I went to dotnetusers.org's
meeting tonight for a WCF presentation. The presentation wasn’t as deep as I
had been hoping. I am trying to get back into this stuff and need some oomph. After
seeing more and more really awesome presenters, I
am really starting to hate power point.
There were a few more people than at ssound.net in Olympia, but if we keep
things going at ssdotnet, we can take
'em.
Ted Neward was there and some other
people I almost recognized from somewhere.
Jason Haley indicated
he was going, but I don’t know what he looks like (ok, look, there is a picture
here…but I don’t think I saw you.)
For a large chunk of my developer career (from about 1999~2004) I was really,
really interested in distributed systems. I remember when the ATL developer’s
mailing list morphed into the SOAP mailing list (or maybe I morphed into
someone reading the SOAP mailing list.) I loved COM+. I loved web services. When
I first heard about Indigo, I was soo excited.
Then something kind of weird happened. I started seeing people actually
building apps with XML Web Services. They sucked.
The last straw is still unfolding into my life. At work we are doing this huge,
uber-high-stakes integration project with a third party application. The API
blows chunks. I don't (really do) want to get into details, but someday, after
I have filled my lungs with this, I will have some stories to tell, I am sure.
This is a high-visibility project and my boss is heavily leveraged. He (we)
need this to work out well - but I just know something is wrong. All the signs
are there. The first sign was when I saw they had a XML Web Service (...kind of
thing....ahem) that returned a "cursor" (and I knew the backend
database was Oracle...hmmm...cursors...Oracle...web services...)
Other signs:
- They've been
talking/planning/meeting 20+ hours a week about it for almost a year, but
ask any two people and you'll get 3 different answers about what they are
doing and how it all works.
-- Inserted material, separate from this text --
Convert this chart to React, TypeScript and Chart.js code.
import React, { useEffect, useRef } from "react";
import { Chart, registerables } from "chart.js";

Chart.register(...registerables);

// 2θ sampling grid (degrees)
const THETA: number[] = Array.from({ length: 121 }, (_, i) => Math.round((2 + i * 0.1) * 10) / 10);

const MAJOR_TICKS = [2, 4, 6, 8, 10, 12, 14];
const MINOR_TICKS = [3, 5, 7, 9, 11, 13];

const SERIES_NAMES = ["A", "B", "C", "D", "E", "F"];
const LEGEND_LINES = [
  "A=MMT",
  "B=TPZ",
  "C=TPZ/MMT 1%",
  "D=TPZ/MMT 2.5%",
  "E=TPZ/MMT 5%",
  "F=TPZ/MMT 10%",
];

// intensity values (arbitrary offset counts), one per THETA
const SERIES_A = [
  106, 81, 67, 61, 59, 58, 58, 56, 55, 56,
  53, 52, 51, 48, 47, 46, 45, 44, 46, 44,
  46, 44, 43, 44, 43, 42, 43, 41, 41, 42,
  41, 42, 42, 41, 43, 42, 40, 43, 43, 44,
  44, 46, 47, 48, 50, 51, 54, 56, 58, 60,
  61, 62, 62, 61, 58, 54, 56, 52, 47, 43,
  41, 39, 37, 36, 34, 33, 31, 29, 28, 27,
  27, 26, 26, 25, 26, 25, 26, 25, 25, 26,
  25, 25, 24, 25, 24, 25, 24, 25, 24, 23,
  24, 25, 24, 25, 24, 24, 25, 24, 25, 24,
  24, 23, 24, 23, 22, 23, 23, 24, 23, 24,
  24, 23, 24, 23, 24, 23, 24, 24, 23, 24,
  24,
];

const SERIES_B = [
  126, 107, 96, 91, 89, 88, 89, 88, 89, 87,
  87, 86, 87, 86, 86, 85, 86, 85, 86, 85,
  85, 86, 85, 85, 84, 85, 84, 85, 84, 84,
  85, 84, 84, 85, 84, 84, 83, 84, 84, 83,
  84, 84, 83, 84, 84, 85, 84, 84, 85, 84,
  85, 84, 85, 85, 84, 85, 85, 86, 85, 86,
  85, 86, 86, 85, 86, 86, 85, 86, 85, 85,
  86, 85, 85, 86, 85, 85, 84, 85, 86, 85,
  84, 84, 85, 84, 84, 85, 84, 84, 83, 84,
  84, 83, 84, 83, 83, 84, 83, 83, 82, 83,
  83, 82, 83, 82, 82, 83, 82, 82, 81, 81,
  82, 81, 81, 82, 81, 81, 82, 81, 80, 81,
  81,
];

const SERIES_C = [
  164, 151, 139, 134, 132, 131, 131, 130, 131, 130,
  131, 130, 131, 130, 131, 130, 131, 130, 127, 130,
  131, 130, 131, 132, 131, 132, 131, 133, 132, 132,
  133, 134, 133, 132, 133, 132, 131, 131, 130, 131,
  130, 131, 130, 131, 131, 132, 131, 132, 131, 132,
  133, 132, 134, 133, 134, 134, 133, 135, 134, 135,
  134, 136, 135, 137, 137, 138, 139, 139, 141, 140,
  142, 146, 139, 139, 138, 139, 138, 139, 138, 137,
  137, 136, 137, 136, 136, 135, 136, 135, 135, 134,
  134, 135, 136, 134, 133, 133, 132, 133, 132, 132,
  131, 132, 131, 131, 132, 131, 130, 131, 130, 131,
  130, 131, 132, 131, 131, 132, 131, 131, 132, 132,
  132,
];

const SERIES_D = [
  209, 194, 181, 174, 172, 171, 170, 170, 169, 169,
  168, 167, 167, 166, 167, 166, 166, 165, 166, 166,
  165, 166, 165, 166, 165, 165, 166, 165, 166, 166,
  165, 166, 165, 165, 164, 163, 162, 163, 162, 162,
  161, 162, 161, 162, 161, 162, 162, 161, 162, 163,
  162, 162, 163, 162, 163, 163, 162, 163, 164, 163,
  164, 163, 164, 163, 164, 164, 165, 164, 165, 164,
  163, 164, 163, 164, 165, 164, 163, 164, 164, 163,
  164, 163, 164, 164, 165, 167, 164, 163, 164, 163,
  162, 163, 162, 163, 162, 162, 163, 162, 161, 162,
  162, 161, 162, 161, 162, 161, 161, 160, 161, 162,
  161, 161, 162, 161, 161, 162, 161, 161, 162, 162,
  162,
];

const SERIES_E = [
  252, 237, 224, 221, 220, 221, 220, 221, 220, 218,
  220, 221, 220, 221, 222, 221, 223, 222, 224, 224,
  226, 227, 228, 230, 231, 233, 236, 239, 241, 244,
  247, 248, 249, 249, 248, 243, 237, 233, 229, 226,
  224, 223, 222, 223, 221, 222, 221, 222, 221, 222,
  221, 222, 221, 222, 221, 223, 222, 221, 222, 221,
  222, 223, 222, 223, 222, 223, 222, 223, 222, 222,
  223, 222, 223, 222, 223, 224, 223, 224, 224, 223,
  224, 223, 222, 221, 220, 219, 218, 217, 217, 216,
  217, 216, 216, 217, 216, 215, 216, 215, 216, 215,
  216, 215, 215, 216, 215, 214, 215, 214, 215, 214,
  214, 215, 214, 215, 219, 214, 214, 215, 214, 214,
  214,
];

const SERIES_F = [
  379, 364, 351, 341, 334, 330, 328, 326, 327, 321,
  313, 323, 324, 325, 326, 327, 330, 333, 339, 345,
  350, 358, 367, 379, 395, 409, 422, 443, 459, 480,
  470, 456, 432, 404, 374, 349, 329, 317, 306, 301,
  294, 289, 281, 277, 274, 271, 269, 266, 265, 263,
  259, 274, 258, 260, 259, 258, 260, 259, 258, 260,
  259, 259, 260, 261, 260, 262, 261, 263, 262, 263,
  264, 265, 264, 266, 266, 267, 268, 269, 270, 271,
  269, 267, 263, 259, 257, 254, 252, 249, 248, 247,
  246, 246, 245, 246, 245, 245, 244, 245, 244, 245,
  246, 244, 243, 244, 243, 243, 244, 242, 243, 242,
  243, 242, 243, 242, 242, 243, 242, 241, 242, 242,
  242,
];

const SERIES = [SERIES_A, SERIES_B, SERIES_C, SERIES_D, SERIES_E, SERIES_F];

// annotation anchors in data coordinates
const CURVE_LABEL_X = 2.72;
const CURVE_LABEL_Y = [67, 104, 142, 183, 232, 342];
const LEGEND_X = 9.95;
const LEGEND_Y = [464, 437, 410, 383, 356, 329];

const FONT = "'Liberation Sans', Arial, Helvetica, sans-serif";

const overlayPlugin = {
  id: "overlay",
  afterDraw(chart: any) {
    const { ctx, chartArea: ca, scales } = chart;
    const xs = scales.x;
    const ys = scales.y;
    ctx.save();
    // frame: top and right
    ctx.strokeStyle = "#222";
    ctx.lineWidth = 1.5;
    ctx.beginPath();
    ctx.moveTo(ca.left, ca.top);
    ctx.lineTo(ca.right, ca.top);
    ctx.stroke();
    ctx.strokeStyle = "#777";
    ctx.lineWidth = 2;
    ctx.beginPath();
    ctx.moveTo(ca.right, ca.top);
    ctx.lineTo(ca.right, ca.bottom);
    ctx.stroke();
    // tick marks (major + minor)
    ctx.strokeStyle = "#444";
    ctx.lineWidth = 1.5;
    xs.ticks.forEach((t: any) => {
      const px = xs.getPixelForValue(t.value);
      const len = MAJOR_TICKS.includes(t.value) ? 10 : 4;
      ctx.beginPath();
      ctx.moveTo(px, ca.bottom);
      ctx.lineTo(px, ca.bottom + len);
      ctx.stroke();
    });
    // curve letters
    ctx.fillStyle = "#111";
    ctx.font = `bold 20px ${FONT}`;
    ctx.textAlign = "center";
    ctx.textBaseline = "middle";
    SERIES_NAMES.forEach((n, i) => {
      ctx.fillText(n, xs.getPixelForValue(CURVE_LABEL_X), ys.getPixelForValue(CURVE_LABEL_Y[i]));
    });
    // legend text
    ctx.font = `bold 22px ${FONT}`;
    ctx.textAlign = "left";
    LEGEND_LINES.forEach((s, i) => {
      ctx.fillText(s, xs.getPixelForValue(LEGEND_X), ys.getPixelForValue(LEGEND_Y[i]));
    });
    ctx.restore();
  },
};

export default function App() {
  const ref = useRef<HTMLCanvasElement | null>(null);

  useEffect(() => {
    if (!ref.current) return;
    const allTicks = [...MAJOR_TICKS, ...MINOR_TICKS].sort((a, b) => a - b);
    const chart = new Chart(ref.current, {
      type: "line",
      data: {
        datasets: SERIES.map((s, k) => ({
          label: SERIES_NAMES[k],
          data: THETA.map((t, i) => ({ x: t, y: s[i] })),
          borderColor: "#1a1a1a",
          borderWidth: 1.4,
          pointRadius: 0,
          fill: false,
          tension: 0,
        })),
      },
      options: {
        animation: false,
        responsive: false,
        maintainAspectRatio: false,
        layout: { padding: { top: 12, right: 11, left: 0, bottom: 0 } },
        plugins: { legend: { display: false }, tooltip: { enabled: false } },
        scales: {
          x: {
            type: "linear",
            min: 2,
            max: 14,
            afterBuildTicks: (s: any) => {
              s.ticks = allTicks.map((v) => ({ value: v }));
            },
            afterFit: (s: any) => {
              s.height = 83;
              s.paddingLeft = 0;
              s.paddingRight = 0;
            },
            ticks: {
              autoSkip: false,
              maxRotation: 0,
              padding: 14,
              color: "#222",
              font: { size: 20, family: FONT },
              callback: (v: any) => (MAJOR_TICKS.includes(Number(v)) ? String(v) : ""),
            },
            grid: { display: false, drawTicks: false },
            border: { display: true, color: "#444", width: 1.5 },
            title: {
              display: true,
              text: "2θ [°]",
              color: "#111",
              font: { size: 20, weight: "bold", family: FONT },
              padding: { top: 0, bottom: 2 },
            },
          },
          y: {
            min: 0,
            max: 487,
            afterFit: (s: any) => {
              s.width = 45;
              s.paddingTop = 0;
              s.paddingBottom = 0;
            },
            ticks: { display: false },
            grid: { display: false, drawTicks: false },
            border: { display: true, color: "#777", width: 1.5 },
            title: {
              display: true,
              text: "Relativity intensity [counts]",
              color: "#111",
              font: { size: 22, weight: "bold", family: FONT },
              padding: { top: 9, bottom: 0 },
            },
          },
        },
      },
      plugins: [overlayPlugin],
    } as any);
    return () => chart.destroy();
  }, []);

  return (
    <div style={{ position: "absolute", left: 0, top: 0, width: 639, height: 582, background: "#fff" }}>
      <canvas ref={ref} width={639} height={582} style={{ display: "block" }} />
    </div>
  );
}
The tracking error grows geometrically as you
move away from the source.
- Every developer looks at the
service interface and sees something different (I call them bad XML web
services, but someone else might call it floor wax.)
- I sense a lot of apathy from
some of the people that are supposed to benefit from this.
reduced:
- Lack of vision
- Lack of cohesion
- Lack of perceptible benefit
So what does this have to do with WCF? The reason I am having trouble getting
back into this is that it is too far gone from reality. 3 years ago, it kind of
sounded plausible that we would have all these people building loosely coupled
apps with WS-* and the hundreds of specifications and rules they would have to
learn to make it work right. Now...it frankly sounds kind of naive.
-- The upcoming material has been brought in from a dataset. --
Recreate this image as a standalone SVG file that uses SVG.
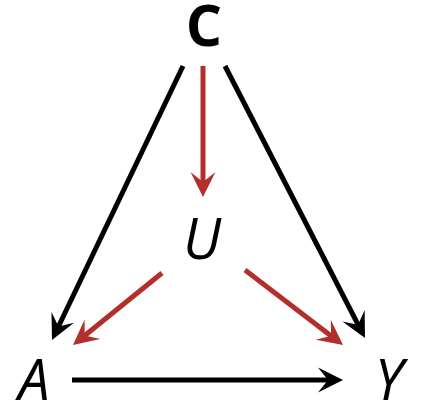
<svg xmlns="http://www.w3.org/2000/svg" width="421" height="403" viewBox="0 0 421 403">
<style>
.lbl{font-family:"Open Sans","Liberation Sans",sans-serif;fill:#000;text-anchor:middle}
.it{font-style:italic;font-size:56px}
.bd{font-weight:bold;font-size:57px}
.k{stroke:#000;stroke-width:5;fill:none}
.r{stroke:#b22f2c;stroke-width:5;fill:none}
</style>
<defs>
<marker id="ak" markerUnits="userSpaceOnUse" orient="auto" refX="0" refY="0" markerWidth="40" markerHeight="40" viewBox="-20 -20 40 40" overflow="visible">
<path d="M10,0 L-15,-12.5 L-5,0 L-15,12.5 Z" fill="#000"/>
</marker>
<marker id="ar" markerUnits="userSpaceOnUse" orient="auto" refX="0" refY="0" markerWidth="40" markerHeight="40" viewBox="-20 -20 40 40" overflow="visible">
<path d="M10,0 L-15,-12.5 L-5,0 L-15,12.5 Z" fill="#b22f2c"/>
</marker>
</defs>
<g id="connectors">
<line class="k" x1="183" y1="66" x2="56.3" y2="331" marker-end="url(#ak)"/>
<line class="k" x1="225" y1="66" x2="360.4" y2="329.1" marker-end="url(#ak)"/>
<line class="r" x1="203" y1="66" x2="203" y2="187" marker-end="url(#ar)"/>
<line class="r" x1="162" y1="273" x2="80.8" y2="338.7" marker-end="url(#ar)"/>
<line class="r" x1="245" y1="270" x2="335.1" y2="338.9" marker-end="url(#ar)"/>
<line class="k" x1="72" y1="380" x2="333" y2="380" marker-end="url(#ak)"/>
</g>
<g id="C"><text class="lbl bd" x="204" y="46">C</text></g>
<g id="U"><text class="lbl it" x="202" y="259">U</text></g>
<g id="A"><text class="lbl it" x="34" y="400">A</text></g>
<g id="Y"><text class="lbl it" x="389" y="400">Y</text></g>
</svg>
WCF makes it really easy to do things really right for Windows developers. For
java developers there are things like this too, but when you read white papers
from IBM or Oracle, you just know they aren't talking about exactly the same
things. There is some kind of disconnect that keeps everybody from agreeing on
things and just building stuff - and in the confusion, vendors like ours are
born.
Being able to move up the food chain by claiming to support, "integrated,
enterprise, solution-oriented, xml, distributed, _standards_based_, web
services," is a boon to the sales forces of companies like this. Before
they had libraries based on COM, Java, maybe perl or something, the sales guys
didn’t know what any if that meant, and everything sort of worked. Nowadays you
can put lipstick on a pile of XML pasta and sell it as a feature. All the sales
guys “know” what that means, but not the developers.
I know we will be using WCF to unify how we build
distributed apps in-house and I know some vendors will do the same thing. But
we still have a long ways to go in integrating applications.